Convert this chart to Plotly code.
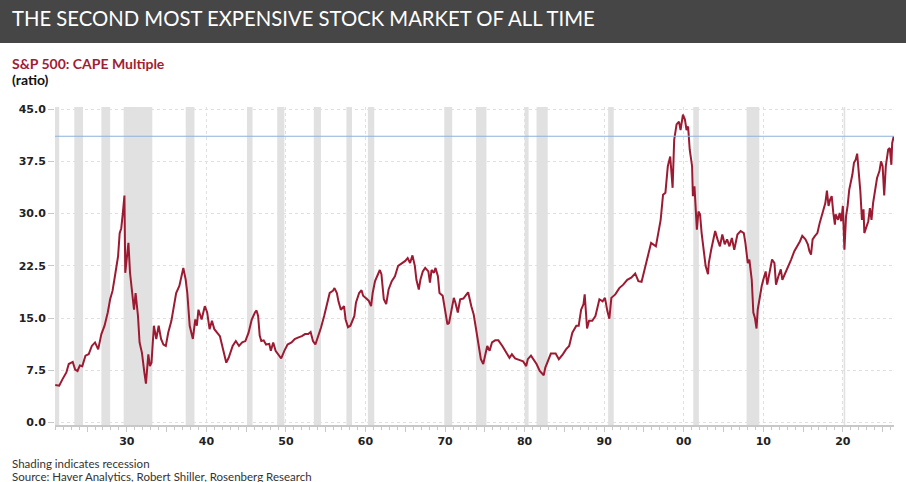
import plotly.graph_objects as go

# S&P 500 CAPE (decimal year, ratio)
years = [
    1921.0, 1921.5, 1921.9, 1922.4, 1922.7, 1923.0, 1923.2, 1923.5, 1923.8, 1924.1,
    1924.4, 1924.8, 1925.2, 1925.6, 1926.0, 1926.4, 1926.8, 1927.2, 1927.6, 1927.9,
    1928.2, 1928.5, 1928.9, 1929.1, 1929.3, 1929.5, 1929.7, 1929.8, 1930.0, 1930.2,
    1930.4, 1930.6, 1930.9, 1931.1, 1931.4, 1931.6, 1931.9, 1932.2, 1932.4, 1932.7,
    1932.9, 1933.1, 1933.4, 1933.7, 1934.0, 1934.3, 1934.6, 1934.9, 1935.2, 1935.6,
    1935.9, 1936.2, 1936.6, 1936.9, 1937.1, 1937.4, 1937.6, 1937.9, 1938.3, 1938.6,
    1938.8, 1939.0, 1939.4, 1939.8, 1940.1, 1940.4, 1940.7, 1941.0, 1941.3, 1941.7,
    1942.1, 1942.5, 1942.8, 1943.3, 1943.7, 1944.1, 1944.5, 1944.9, 1945.3, 1945.7,
    1946.1, 1946.3, 1946.5, 1946.7, 1946.9, 1947.2, 1947.5, 1947.9, 1948.1, 1948.4,
    1948.7, 1949.1, 1949.4, 1949.8, 1950.2, 1950.7, 1951.1, 1951.5, 1952.0, 1952.4,
    1952.8, 1953.1, 1953.4, 1953.7, 1954.0, 1954.4, 1954.8, 1955.2, 1955.5, 1955.9,
    1956.1, 1956.4, 1956.6, 1956.9, 1957.3, 1957.5, 1957.8, 1958.1, 1958.6, 1958.8,
    1959.2, 1959.5, 1959.7, 1960.0, 1960.4, 1960.7, 1960.9, 1961.2, 1961.5, 1961.8,
    1962.0, 1962.3, 1962.6, 1962.9, 1963.3, 1963.7, 1964.1, 1964.6, 1965.0, 1965.3,
    1965.6, 1965.9, 1966.2, 1966.4, 1966.7, 1966.9, 1967.2, 1967.5, 1967.9, 1968.1,
    1968.3, 1968.6, 1968.8, 1969.1, 1969.3, 1969.7, 1970.0, 1970.3, 1970.5, 1970.8,
    1971.1, 1971.3, 1971.6, 1971.9, 1972.3, 1972.7, 1972.9, 1973.3, 1973.6, 1973.9,
    1974.2, 1974.5, 1974.8, 1975.1, 1975.3, 1975.6, 1975.9, 1976.3, 1976.7, 1977.2,
    1977.7, 1978.1, 1978.4, 1978.8, 1979.3, 1979.8, 1980.2, 1980.4, 1980.8, 1981.1,
    1981.5, 1981.9, 1982.4, 1982.6, 1982.9, 1983.3, 1983.9, 1984.3, 1984.8, 1985.2,
    1985.6, 1986.0, 1986.5, 1986.8, 1987.1, 1987.4, 1987.55, 1987.7, 1987.85, 1988.1,
    1988.5, 1988.9, 1989.4, 1989.8, 1990.1, 1990.4, 1990.65, 1990.9, 1991.4, 1991.9,
    1992.4, 1992.9, 1993.4, 1993.9, 1994.3, 1994.7, 1995.1, 1995.5, 1995.9, 1996.5,
    1996.9, 1997.1, 1997.4, 1997.7, 1998.0, 1998.3, 1998.6, 1998.8, 1999.1, 1999.4,
    1999.6, 1999.9, 2000.15, 2000.35, 2000.55, 2000.75, 2001.05, 2001.15, 2001.35, 2001.55,
    2001.65, 2001.85, 2002.05, 2002.25, 2002.55, 2002.75, 2003.05, 2003.15, 2003.45, 2003.65,
    2003.95, 2004.25, 2004.55, 2004.85, 2005.15, 2005.45, 2005.75, 2006.05, 2006.35, 2006.75,
    2007.15, 2007.55, 2007.75, 2008.05, 2008.25, 2008.55, 2008.75, 2008.95, 2009.15, 2009.3,
    2009.5, 2009.8, 2010.0, 2010.3, 2010.5, 2010.8, 2011.1, 2011.4, 2011.6, 2011.9,
    2012.2, 2012.4, 2012.8, 2013.1, 2013.5, 2013.9, 2014.3, 2014.6, 2014.9, 2015.3,
    2015.6, 2015.8, 2016.0, 2016.2, 2016.5, 2016.8, 2017.1, 2017.4, 2017.8, 2018.0,
    2018.2, 2018.4, 2018.6, 2018.8, 2019.0, 2019.1, 2019.4, 2019.6, 2019.8, 2020.0,
    2020.2, 2020.4, 2020.6, 2020.8, 2021.2, 2021.4, 2021.6, 2021.8, 2022.0, 2022.2,
    2022.4, 2022.6, 2022.7, 2023.0, 2023.2, 2023.4, 2023.6, 2023.8, 2024.1, 2024.3,
    2024.6, 2024.8, 2025.0, 2025.2, 2025.4, 2025.7, 2025.9, 2026.1, 2026.2, 2026.4,
]
cape = [
    5.4, 5.3, 6.2, 7.2, 8.4, 8.6, 8.7, 7.6, 7.4, 8.2,
    8.1, 9.6, 9.8, 11.0, 11.5, 10.5, 12.7, 13.9, 15.8, 17.7,
    18.9, 21.0, 23.9, 27.2, 27.9, 30.1, 32.6, 21.5, 23.9, 25.8,
    21.5, 19.6, 16.2, 18.6, 15.3, 11.5, 10.0, 7.2, 5.6, 9.8,
    8.1, 8.6, 13.9, 12.0, 13.9, 12.0, 11.2, 11.0, 12.9, 14.6,
    16.7, 18.6, 19.6, 21.5, 22.2, 20.5, 18.6, 13.9, 12.0, 14.8,
    13.9, 16.2, 14.8, 16.7, 15.8, 13.4, 14.6, 13.4, 12.9, 12.4,
    10.5, 8.6, 9.3, 11.0, 11.7, 11.0, 11.5, 11.7, 12.9, 14.8,
    15.8, 16.1, 15.3, 12.5, 11.7, 11.8, 11.2, 11.3, 10.3, 11.5,
    10.3, 9.6, 9.2, 10.3, 11.2, 11.5, 12.0, 12.2, 12.4, 12.7,
    12.7, 13.0, 11.7, 11.2, 12.2, 13.6, 15.3, 17.0, 18.6, 18.9,
    19.3, 18.6, 17.4, 16.2, 16.7, 14.8, 13.7, 13.9, 15.3, 17.2,
    18.6, 19.0, 18.2, 17.9, 17.5, 16.7, 18.6, 20.3, 21.0, 21.9,
    21.3, 17.7, 17.0, 19.1, 20.3, 21.0, 22.5, 22.9, 23.2, 23.6,
    22.9, 24.0, 22.5, 20.5, 19.1, 20.5, 21.7, 22.2, 21.7, 20.1,
    21.9, 21.5, 22.2, 21.0, 18.6, 18.2, 16.2, 14.1, 14.3, 16.2,
    17.9, 17.2, 15.8, 17.7, 17.8, 18.4, 18.7, 16.7, 15.5, 13.4,
    11.0, 9.1, 8.4, 10.0, 11.0, 10.3, 11.5, 11.8, 11.8, 11.0,
    10.0, 9.3, 9.8, 9.2, 9.0, 8.8, 8.1, 9.1, 9.6, 9.1,
    8.4, 7.4, 6.8, 7.9, 8.8, 9.9, 9.9, 9.1, 9.8, 10.5,
    11.0, 12.9, 13.9, 13.9, 16.2, 17.0, 18.4, 15.8, 13.5, 14.6,
    14.6, 15.3, 17.7, 17.4, 17.9, 16.0, 14.9, 17.9, 18.4, 19.3,
    19.8, 20.5, 20.8, 21.4, 20.3, 20.2, 22.2, 24.1, 25.8, 25.3,
    27.7, 29.1, 32.7, 33.0, 36.8, 38.2, 33.7, 40.6, 42.8, 43.2,
    42.0, 44.2, 43.5, 42.0, 42.5, 39.2, 36.8, 32.5, 33.9, 30.6,
    27.7, 30.3, 29.9, 27.2, 23.9, 22.5, 21.3, 22.9, 24.8, 25.8,
    27.5, 26.3, 25.3, 27.0, 25.6, 26.3, 25.3, 26.5, 24.8, 27.0,
    27.5, 27.2, 25.8, 22.9, 23.4, 20.5, 15.8, 15.0, 13.5, 16.2,
    17.7, 19.6, 20.5, 21.7, 19.8, 21.5, 23.4, 22.9, 19.8, 21.0,
    22.0, 20.5, 21.5, 22.5, 23.4, 24.6, 25.3, 26.0, 26.8, 26.3,
    25.6, 24.6, 24.1, 26.3, 26.8, 27.2, 28.7, 29.9, 31.5, 33.3,
    31.1, 32.0, 32.5, 30.1, 28.4, 29.9, 29.1, 30.1, 28.9, 31.1,
    24.8, 29.6, 31.1, 33.4, 35.6, 37.3, 37.7, 38.6, 36.3, 33.2,
    29.1, 30.6, 27.2, 28.4, 28.9, 30.8, 29.1, 31.5, 33.4, 35.1,
    36.1, 37.5, 36.8, 32.6, 36.8, 39.2, 39.4, 37.0, 40.1, 41.1,
]

# NBER recessions (start, end) in decimal years
rec_start = [1920.0, 1923.4, 1926.8, 1929.6, 1937.4, 1945.1, 1948.9, 1953.5, 1957.6, 1960.3,
             1969.9, 1973.9, 1980.0, 1981.5, 1990.5, 2001.2, 2007.9, 2020.1]
rec_end = [1921.5, 1924.5, 1927.9, 1933.2, 1938.5, 1945.8, 1949.8, 1954.4, 1958.3, 1961.1,
           1970.9, 1975.2, 1980.5, 1982.9, 1991.2, 2001.9, 2009.5, 2020.3]

current_level = 41.1

decade_vals = [1930, 1940, 1950, 1960, 1970, 1980, 1990, 2000, 2010, 2020]
decade_text = ['30', '40', '50', '60', '70', '80', '90', '00', '10', '20']
five_vals = [1925, 1935, 1945, 1955, 1965, 1975, 1985, 1995, 2005, 2015, 2025]
y_vals = [0, 7.5, 15, 22.5, 30, 37.5, 45]

W, H = 906, 482
ML, MR, MT, MB = 55, 12, 107, 57
PW, PH = W - ML - MR, H - MT - MB


def px(x):
    return (x - ML) / PW


def py(y):
    return 1 - (y - MT) / PH


X_RANGE = [1920.97, 2026.43]

shapes = []
for s, e in zip(rec_start, rec_end):
    shapes.append(dict(type='rect', xref='x', yref='paper', x0=max(s, X_RANGE[0]), x1=e,
                       y0=0, y1=1, fillcolor='#e1e1e1', line_width=0, layer='below'))
# title bar
shapes.append(dict(type='rect', xref='paper', yref='paper', x0=px(0), x1=px(W),
                   y0=py(43), y1=py(0), fillcolor='#464646', line_width=0))
# current level line
shapes.append(dict(type='line', xref='paper', yref='y', x0=0, x1=1,
                   y0=current_level, y1=current_level,
                   line=dict(color='#8fb1dc', width=1.2)))

data = [
    go.Scatter(x=years, y=cape, mode='lines', line=dict(color='#9c1b32', width=2),
               showlegend=False, hoverinfo='x+y'),
    # helper trace so the gridline axis gets drawn
    go.Scatter(x=[X_RANGE[0]], y=[0], xaxis='x2', mode='markers',
               marker=dict(opacity=0), showlegend=False, hoverinfo='skip'),
]

annotations = [
    dict(text='THE SECOND MOST EXPENSIVE STOCK MARKET OF ALL TIME', x=px(10), y=py(18),
         font=dict(family='Lato', size=20.3, color='white')),
    dict(text='<b>S&P 500: CAPE Multiple</b>', x=px(10), y=py(63),
         font=dict(family='Lato', size=14, color='#a21c33')),
    dict(text='<b>(ratio)</b>', x=px(10), y=py(80),
         font=dict(family='Lato', size=14, color='#111111')),
    dict(text='Shading indicates recession', x=px(10), y=py(463),
         font=dict(family='Lato', size=11.5, color='#333333')),
    dict(text='Source: Haver Analytics, Robert Shiller, Rosenberg Research', x=px(10), y=py(476),
         font=dict(family='Lato', size=11.5, color='#333333')),
]
for a in annotations:
    a.update(xref='paper', yref='paper', xanchor='left', yanchor='middle', showarrow=False)

tickfont = dict(family='DejaVu Sans', size=11, color='#222222', weight='bold')

layout = go.Layout(
    width=W, height=H,
    margin=dict(l=ML, r=MR, t=MT, b=MB),
    paper_bgcolor='white', plot_bgcolor='white',
    showlegend=False,
    xaxis=dict(range=X_RANGE, tickvals=decade_vals + five_vals,
               ticktext=decade_text + [''] * len(five_vals),
               ticks='outside', ticklen=5, tickcolor='#c8c8c8', tickwidth=1,
               showgrid=False, zeroline=False,
               showline=True, linecolor='#c8c8c8', linewidth=1.5,
               tickfont=tickfont,
               minor=dict(dtick=1, tick0=1920, ticks='outside', ticklen=3,
                          tickcolor='#c8c8c8', showgrid=False)),
    xaxis2=dict(range=X_RANGE, overlaying='x', anchor='y', tickvals=decade_vals,
                showticklabels=False, ticks='', showgrid=True, gridcolor='#e0e0e0',
                griddash='dot', gridwidth=1, zeroline=False, showline=False),
    yaxis=dict(range=[-0.35, 45.3], tickvals=y_vals, tickformat='.1f',
               ticks='outside', ticklen=6, tickcolor='#c8c8c8',
               showgrid=True, gridcolor='#e0e0e0', griddash='dot', gridwidth=1,
               zeroline=False, showline=False, tickfont=tickfont),
    shapes=shapes,
    annotations=annotations,
)

fig = go.Figure(data=data, layout=layout)
# page body has a default 8px margin; drop it so the figure sits at the corner
fig.write_html('out.html', config={'displayModeBar': False},
               post_script="document.body.style.margin='0';")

= = = =

=== To be done ===
Write out, word for word, the lines from the start of the data through the one holding "import plotly.graph_objects as go". Omit pictures.

=== Solution for this problem ===
Convert this chart to Plotly code.
import plotly.graph_objects as go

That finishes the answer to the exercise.